---------- Data section ----------
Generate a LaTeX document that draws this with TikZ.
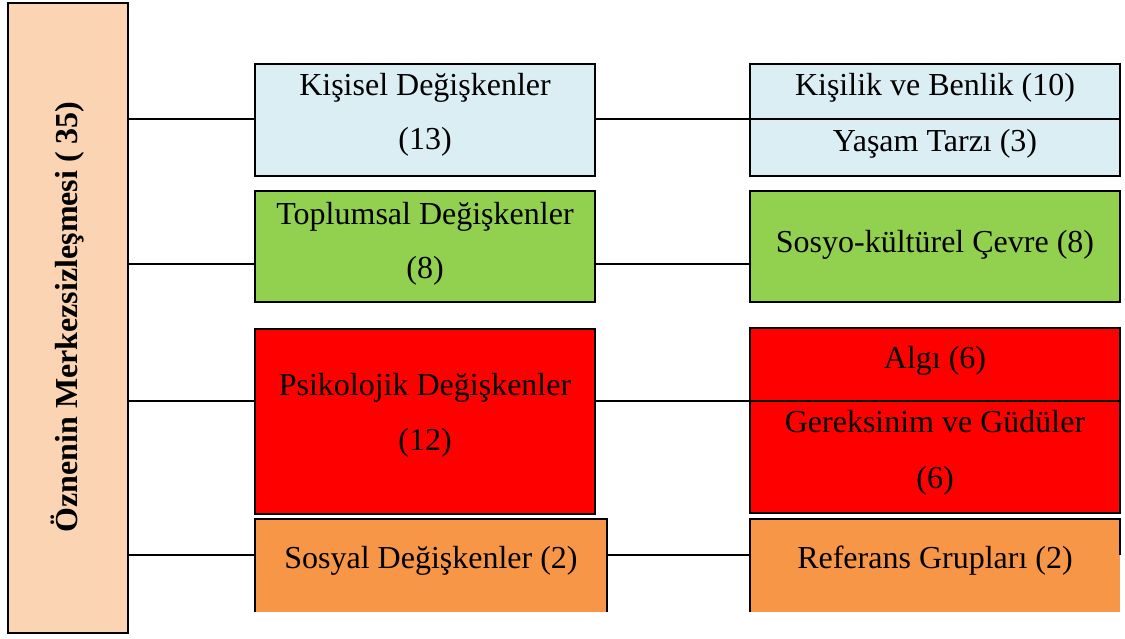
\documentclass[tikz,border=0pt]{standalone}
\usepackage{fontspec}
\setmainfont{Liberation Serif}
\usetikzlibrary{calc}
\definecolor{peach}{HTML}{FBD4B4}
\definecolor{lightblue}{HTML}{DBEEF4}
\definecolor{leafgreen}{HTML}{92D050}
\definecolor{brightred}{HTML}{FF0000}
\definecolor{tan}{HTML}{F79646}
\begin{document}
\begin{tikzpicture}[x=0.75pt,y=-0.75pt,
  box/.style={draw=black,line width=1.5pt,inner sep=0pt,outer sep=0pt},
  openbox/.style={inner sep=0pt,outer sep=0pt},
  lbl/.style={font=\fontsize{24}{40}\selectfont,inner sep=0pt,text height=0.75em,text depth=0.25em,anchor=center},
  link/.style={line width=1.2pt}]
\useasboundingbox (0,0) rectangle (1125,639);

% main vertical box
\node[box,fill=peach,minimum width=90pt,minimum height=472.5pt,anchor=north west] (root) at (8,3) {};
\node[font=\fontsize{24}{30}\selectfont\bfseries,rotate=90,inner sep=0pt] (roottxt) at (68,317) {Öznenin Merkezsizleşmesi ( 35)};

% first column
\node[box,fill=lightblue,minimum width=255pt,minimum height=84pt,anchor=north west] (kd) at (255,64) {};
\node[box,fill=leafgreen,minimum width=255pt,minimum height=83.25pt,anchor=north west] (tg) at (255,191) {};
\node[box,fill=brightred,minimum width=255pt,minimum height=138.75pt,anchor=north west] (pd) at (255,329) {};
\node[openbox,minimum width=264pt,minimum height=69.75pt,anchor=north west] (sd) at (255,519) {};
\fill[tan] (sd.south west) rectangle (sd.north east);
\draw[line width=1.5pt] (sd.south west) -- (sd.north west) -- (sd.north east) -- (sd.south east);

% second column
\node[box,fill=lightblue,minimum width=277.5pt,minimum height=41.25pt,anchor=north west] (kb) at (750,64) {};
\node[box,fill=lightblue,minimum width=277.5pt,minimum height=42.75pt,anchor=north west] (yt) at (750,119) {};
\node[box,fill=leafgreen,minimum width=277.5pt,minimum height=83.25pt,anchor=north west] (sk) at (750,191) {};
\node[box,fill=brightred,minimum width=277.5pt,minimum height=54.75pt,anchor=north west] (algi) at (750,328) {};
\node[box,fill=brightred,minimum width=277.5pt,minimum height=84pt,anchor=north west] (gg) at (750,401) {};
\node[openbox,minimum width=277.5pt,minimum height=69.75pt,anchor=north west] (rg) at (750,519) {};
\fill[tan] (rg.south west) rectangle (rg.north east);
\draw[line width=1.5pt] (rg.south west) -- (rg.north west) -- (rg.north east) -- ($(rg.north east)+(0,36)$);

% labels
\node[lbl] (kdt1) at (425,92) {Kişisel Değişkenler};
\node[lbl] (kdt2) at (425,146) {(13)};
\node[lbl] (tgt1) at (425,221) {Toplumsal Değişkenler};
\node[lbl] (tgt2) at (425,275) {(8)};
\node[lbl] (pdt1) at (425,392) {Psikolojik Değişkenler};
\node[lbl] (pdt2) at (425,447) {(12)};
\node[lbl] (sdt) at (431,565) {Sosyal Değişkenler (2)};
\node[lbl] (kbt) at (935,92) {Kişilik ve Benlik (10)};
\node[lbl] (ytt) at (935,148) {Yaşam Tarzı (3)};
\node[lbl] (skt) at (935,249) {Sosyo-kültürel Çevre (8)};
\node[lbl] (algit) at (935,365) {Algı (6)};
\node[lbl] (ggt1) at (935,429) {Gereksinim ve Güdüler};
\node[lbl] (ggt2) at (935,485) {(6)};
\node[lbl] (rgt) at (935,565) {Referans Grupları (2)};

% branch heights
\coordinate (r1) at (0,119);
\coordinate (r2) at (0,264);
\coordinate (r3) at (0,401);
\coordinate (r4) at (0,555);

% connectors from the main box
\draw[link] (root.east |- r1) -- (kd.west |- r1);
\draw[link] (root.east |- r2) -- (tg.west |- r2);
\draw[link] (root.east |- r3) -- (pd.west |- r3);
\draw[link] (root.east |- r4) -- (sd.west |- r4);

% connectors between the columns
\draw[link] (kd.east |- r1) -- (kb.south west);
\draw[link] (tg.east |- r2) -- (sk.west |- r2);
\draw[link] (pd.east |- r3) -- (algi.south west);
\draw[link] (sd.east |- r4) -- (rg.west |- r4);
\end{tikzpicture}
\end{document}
----------
# Given task
Reproduce the data above word for word from its first line through the line that holds "-- (sd.south east);", both ends included; skip pictures.

# Problem solution
Generate a LaTeX document that draws this with TikZ.
\documentclass[tikz,border=0pt]{standalone}
\usepackage{fontspec}
\setmainfont{Liberation Serif}
\usetikzlibrary{calc}
\definecolor{peach}{HTML}{FBD4B4}
\definecolor{lightblue}{HTML}{DBEEF4}
\definecolor{leafgreen}{HTML}{92D050}
\definecolor{brightred}{HTML}{FF0000}
\definecolor{tan}{HTML}{F79646}
\begin{document}
\begin{tikzpicture}[x=0.75pt,y=-0.75pt,
  box/.style={draw=black,line width=1.5pt,inner sep=0pt,outer sep=0pt},
  openbox/.style={inner sep=0pt,outer sep=0pt},
  lbl/.style={font=\fontsize{24}{40}\selectfont,inner sep=0pt,text height=0.75em,text depth=0.25em,anchor=center},
  link/.style={line width=1.2pt}]
\useasboundingbox (0,0) rectangle (1125,639);

% main vertical box
\node[box,fill=peach,minimum width=90pt,minimum height=472.5pt,anchor=north west] (root) at (8,3) {};
\node[font=\fontsize{24}{30}\selectfont\bfseries,rotate=90,inner sep=0pt] (roottxt) at (68,317) {Öznenin Merkezsizleşmesi ( 35)};

% first column
\node[box,fill=lightblue,minimum width=255pt,minimum height=84pt,anchor=north west] (kd) at (255,64) {};
\node[box,fill=leafgreen,minimum width=255pt,minimum height=83.25pt,anchor=north west] (tg) at (255,191) {};
\node[box,fill=brightred,minimum width=255pt,minimum height=138.75pt,anchor=north west] (pd) at (255,329) {};
\node[openbox,minimum width=264pt,minimum height=69.75pt,anchor=north west] (sd) at (255,519) {};
\fill[tan] (sd.south west) rectangle (sd.north east);
\draw[line width=1.5pt] (sd.south west) -- (sd.north west) -- (sd.north east) -- (sd.south east);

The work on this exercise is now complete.